**Provided data**:
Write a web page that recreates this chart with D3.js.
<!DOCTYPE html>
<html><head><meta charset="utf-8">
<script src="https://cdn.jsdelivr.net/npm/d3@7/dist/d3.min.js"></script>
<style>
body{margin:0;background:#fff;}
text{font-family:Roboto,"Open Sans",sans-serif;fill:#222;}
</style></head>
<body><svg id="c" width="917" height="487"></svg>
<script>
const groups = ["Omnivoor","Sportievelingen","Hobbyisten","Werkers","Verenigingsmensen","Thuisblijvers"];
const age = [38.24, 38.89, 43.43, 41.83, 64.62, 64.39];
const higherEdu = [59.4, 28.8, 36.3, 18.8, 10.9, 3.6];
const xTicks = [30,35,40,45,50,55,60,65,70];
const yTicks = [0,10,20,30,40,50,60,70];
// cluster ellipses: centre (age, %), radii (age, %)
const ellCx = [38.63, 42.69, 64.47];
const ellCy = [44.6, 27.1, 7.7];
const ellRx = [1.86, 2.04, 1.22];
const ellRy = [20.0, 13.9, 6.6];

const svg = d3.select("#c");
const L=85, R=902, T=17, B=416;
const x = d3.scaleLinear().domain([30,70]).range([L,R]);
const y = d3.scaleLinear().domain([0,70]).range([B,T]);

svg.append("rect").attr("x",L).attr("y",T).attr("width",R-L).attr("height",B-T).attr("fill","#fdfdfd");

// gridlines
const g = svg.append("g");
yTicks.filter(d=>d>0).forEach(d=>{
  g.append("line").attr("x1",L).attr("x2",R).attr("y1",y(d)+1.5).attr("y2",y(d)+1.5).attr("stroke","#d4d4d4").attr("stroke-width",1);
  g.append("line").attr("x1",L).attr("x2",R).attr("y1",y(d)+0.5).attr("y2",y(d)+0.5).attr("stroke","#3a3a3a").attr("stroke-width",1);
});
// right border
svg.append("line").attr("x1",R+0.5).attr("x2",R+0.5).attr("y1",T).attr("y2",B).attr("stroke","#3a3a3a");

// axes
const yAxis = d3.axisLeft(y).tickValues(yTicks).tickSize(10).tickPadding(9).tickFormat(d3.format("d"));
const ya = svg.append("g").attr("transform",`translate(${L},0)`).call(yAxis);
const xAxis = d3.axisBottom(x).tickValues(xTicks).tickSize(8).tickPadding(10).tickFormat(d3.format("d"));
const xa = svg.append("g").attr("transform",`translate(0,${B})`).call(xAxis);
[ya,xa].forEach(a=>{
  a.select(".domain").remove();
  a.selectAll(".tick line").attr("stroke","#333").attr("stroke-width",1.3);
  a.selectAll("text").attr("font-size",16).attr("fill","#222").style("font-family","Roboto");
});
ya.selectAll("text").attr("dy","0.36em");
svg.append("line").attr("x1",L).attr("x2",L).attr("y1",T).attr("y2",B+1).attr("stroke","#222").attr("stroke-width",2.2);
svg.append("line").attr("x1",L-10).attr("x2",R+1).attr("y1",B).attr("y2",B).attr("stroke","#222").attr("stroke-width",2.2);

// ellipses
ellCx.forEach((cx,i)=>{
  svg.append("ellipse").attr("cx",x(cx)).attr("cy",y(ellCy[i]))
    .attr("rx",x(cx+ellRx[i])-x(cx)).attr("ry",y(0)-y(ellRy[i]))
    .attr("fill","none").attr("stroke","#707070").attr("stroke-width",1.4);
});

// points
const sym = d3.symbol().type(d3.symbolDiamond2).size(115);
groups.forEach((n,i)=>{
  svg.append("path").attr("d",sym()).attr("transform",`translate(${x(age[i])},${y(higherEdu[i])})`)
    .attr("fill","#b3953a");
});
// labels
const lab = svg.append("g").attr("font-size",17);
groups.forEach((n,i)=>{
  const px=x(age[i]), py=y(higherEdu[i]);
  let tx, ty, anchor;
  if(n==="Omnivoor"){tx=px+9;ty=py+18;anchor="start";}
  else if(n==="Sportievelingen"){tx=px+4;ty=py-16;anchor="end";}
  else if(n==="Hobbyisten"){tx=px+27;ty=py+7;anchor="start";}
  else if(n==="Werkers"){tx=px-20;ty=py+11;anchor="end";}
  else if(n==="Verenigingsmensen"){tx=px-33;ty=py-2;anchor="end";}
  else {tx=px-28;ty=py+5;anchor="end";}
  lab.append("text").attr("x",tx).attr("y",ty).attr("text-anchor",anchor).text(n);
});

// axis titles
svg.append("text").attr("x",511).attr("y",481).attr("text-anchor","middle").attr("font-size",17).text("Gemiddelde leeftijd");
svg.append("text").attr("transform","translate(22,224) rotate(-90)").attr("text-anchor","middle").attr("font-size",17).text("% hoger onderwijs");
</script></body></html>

**Brief**: Reproduce the whole listing word for word.

**Answer for this exercise**:
Write a web page that recreates this chart with D3.js.
<!DOCTYPE html>
<html><head><meta charset="utf-8">
<script src="https://cdn.jsdelivr.net/npm/d3@7/dist/d3.min.js"></script>
<style>
body{margin:0;background:#fff;}
text{font-family:Roboto,"Open Sans",sans-serif;fill:#222;}
</style></head>
<body><svg id="c" width="917" height="487"></svg>
<script>
const groups = ["Omnivoor","Sportievelingen","Hobbyisten","Werkers","Verenigingsmensen","Thuisblijvers"];
const age = [38.24, 38.89, 43.43, 41.83, 64.62, 64.39];
const higherEdu = [59.4, 28.8, 36.3, 18.8, 10.9, 3.6];
const xTicks = [30,35,40,45,50,55,60,65,70];
const yTicks = [0,10,20,30,40,50,60,70];
// cluster ellipses: centre (age, %), radii (age, %)
const ellCx = [38.63, 42.69, 64.47];
const ellCy = [44.6, 27.1, 7.7];
const ellRx = [1.86, 2.04, 1.22];
const ellRy = [20.0, 13.9, 6.6];

const svg = d3.select("#c");
const L=85, R=902, T=17, B=416;
const x = d3.scaleLinear().domain([30,70]).range([L,R]);
const y = d3.scaleLinear().domain([0,70]).range([B,T]);

svg.append("rect").attr("x",L).attr("y",T).attr("width",R-L).attr("height",B-T).attr("fill","#fdfdfd");

// gridlines
const g = svg.append("g");
yTicks.filter(d=>d>0).forEach(d=>{
  g.append("line").attr("x1",L).attr("x2",R).attr("y1",y(d)+1.5).attr("y2",y(d)+1.5).attr("stroke","#d4d4d4").attr("stroke-width",1);
  g.append("line").attr("x1",L).attr("x2",R).attr("y1",y(d)+0.5).attr("y2",y(d)+0.5).attr("stroke","#3a3a3a").attr("stroke-width",1);
});
// right border
svg.append("line").attr("x1",R+0.5).attr("x2",R+0.5).attr("y1",T).attr("y2",B).attr("stroke","#3a3a3a");

// axes
const yAxis = d3.axisLeft(y).tickValues(yTicks).tickSize(10).tickPadding(9).tickFormat(d3.format("d"));
const ya = svg.append("g").attr("transform",`translate(${L},0)`).call(yAxis);
const xAxis = d3.axisBottom(x).tickValues(xTicks).tickSize(8).tickPadding(10).tickFormat(d3.format("d"));
const xa = svg.append("g").attr("transform",`translate(0,${B})`).call(xAxis);
[ya,xa].forEach(a=>{
  a.select(".domain").remove();
  a.selectAll(".tick line").attr("stroke","#333").attr("stroke-width",1.3);
  a.selectAll("text").attr("font-size",16).attr("fill","#222").style("font-family","Roboto");
});
ya.selectAll("text").attr("dy","0.36em");
svg.append("line").attr("x1",L).attr("x2",L).attr("y1",T).attr("y2",B+1).attr("stroke","#222").attr("stroke-width",2.2);
svg.append("line").attr("x1",L-10).attr("x2",R+1).attr("y1",B).attr("y2",B).attr("stroke","#222").attr("stroke-width",2.2);

// ellipses
ellCx.forEach((cx,i)=>{
  svg.append("ellipse").attr("cx",x(cx)).attr("cy",y(ellCy[i]))
    .attr("rx",x(cx+ellRx[i])-x(cx)).attr("ry",y(0)-y(ellRy[i]))
    .attr("fill","none").attr("stroke","#707070").attr("stroke-width",1.4);
});

// points
const sym = d3.symbol().type(d3.symbolDiamond2).size(115);
groups.forEach((n,i)=>{
  svg.append("path").attr("d",sym()).attr("transform",`translate(${x(age[i])},${y(higherEdu[i])})`)
    .attr("fill","#b3953a");
});
// labels
const lab = svg.append("g").attr("font-size",17);
groups.forEach((n,i)=>{
  const px=x(age[i]), py=y(higherEdu[i]);
  let tx, ty, anchor;
  if(n==="Omnivoor"){tx=px+9;ty=py+18;anchor="start";}
  else if(n==="Sportievelingen"){tx=px+4;ty=py-16;anchor="end";}
  else if(n==="Hobbyisten"){tx=px+27;ty=py+7;anchor="start";}
  else if(n==="Werkers"){tx=px-20;ty=py+11;anchor="end";}
  else if(n==="Verenigingsmensen"){tx=px-33;ty=py-2;anchor="end";}
  else {tx=px-28;ty=py+5;anchor="end";}
  lab.append("text").attr("x",tx).attr("y",ty).attr("text-anchor",anchor).text(n);
});

// axis titles
svg.append("text").attr("x",511).attr("y",481).attr("text-anchor","middle").attr("font-size",17).text("Gemiddelde leeftijd");
svg.append("text").attr("transform","translate(22,224) rotate(-90)").attr("text-anchor","middle").attr("font-size",17).text("% hoger onderwijs");
</script></body></html>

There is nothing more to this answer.